Lawsuits fly to determine ownership of 'Tribeca'


The geographical locale of Tribeca has been around almost as long as the city of New York itself, and the geographical designation of "Tribeca" has a somewhat community-based, grassroots history. But the fight over the use of "Tribeca" -- at least in connection with film festivals -- is only getting started.

On the surface, the current scuffle looks like a David-and-Goliath setup. Longtime Tribeca resident Chuck Harris purchased the domain name in 1995, and in 2006 he decided to use it to start a short-film festival, calling his group the Tribeca Network and applying for trademarks. Today, his low-budget operation (pictured above) allows users to post video and other multimedia, on which registered visitors may vote.

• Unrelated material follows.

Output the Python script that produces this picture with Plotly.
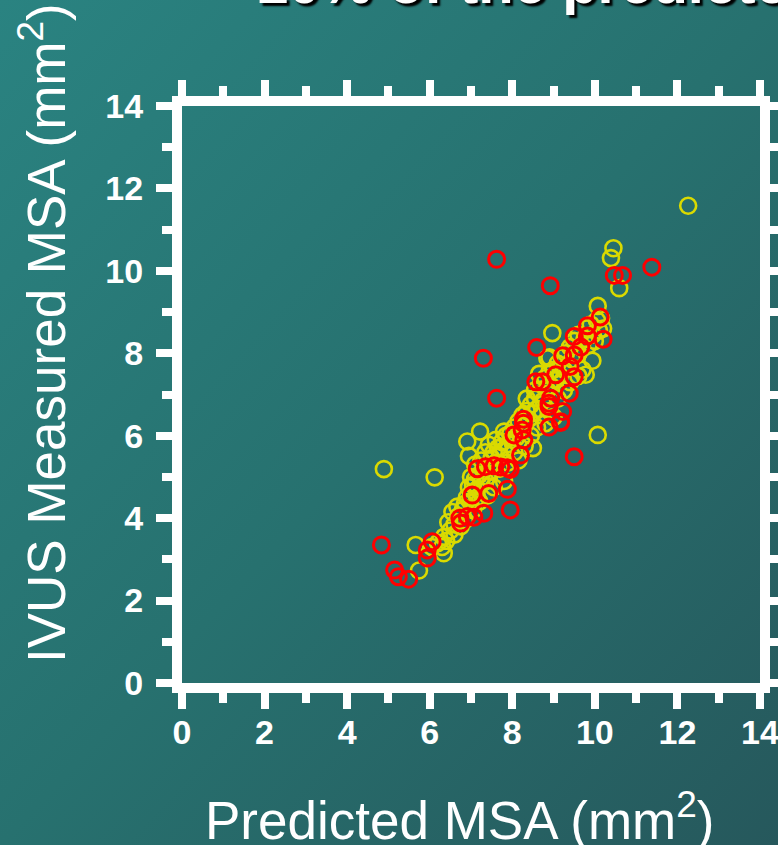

In the other corner is the Tribeca Film Festival -- and its organizers, whose imprimatur has been apparent on film festivals in New York since 2002 -- which has become a major machine for film and the arts in New York. Tribeca fest organizers also have secured seven trademark registrations for entities that include the "Tribeca" name, and when they learned of Harris' new enterprise at the end of 2006, they sent him a cease-and-desist letter for trademark infringement. "It messed up my holiday weekend," Harris says.

After a federal lawsuit was filed in late January, Harris countersued for harassment. Legally, Harris is on shaky ground. "If this were 'Tribeca Contracting' or 'Tribeca Plumbing,' there wouldn't be an issue," says intellectual property lawyer Susan Hollander, a partner at Manatt Phelps & Phillips. Instead, she says, the idea of "Tribeca" and "film" has become linked to the Tribeca Film Festival, and jumping on the bandwagon might cause confusion.

In a statement, a Tribeca spokesperson agrees: "We feel that their launching properties such as 'Tribeca Shorts Film Festival' creates confusion with the public and sounds like the initiatives are part of the Tribeca Film Festival, Tribeca Film Center and Tribeca Enterprises."

Tribeca has been proactive in this area before, issuing a similar complaint to the Tribeca Underground Film Festival in 2004. That group eventually changed its name to Be Film: The Underground Festival.

"People are easily confused. That's a valid concern," says Jeffrey Abramson, vp film for the 12-year-old Gen Art Film Festival, which, like Tribeca Network, features an online competition.

Since word of the letter got out, Harris says visits to the site have shot up. Meanwhile, has drifted even farther from a neighborhood connection. "Less than 10% of what's on our site now is generated in (Tribeca)," he says. "It's a worldwide thing now."

Although it's easy to paint the Tribeca Film Festival as a giant trying to eat up as much territory as it can, the fact is that it was running as a successful, trademarked fest for several years before Harris made his move.

Hollander says it's classic trademark infringement. "This is (the Tribeca Film Festival) protecting their (trademark). If you don't police your mark, it's harder and harder to stop other people from using it."

Nonetheless, Harris remains undaunted. "We're going to fight as long as we can," he says. "I don't think they can win this case, but that doesn't mean they can't make us spend an enormous amount of money."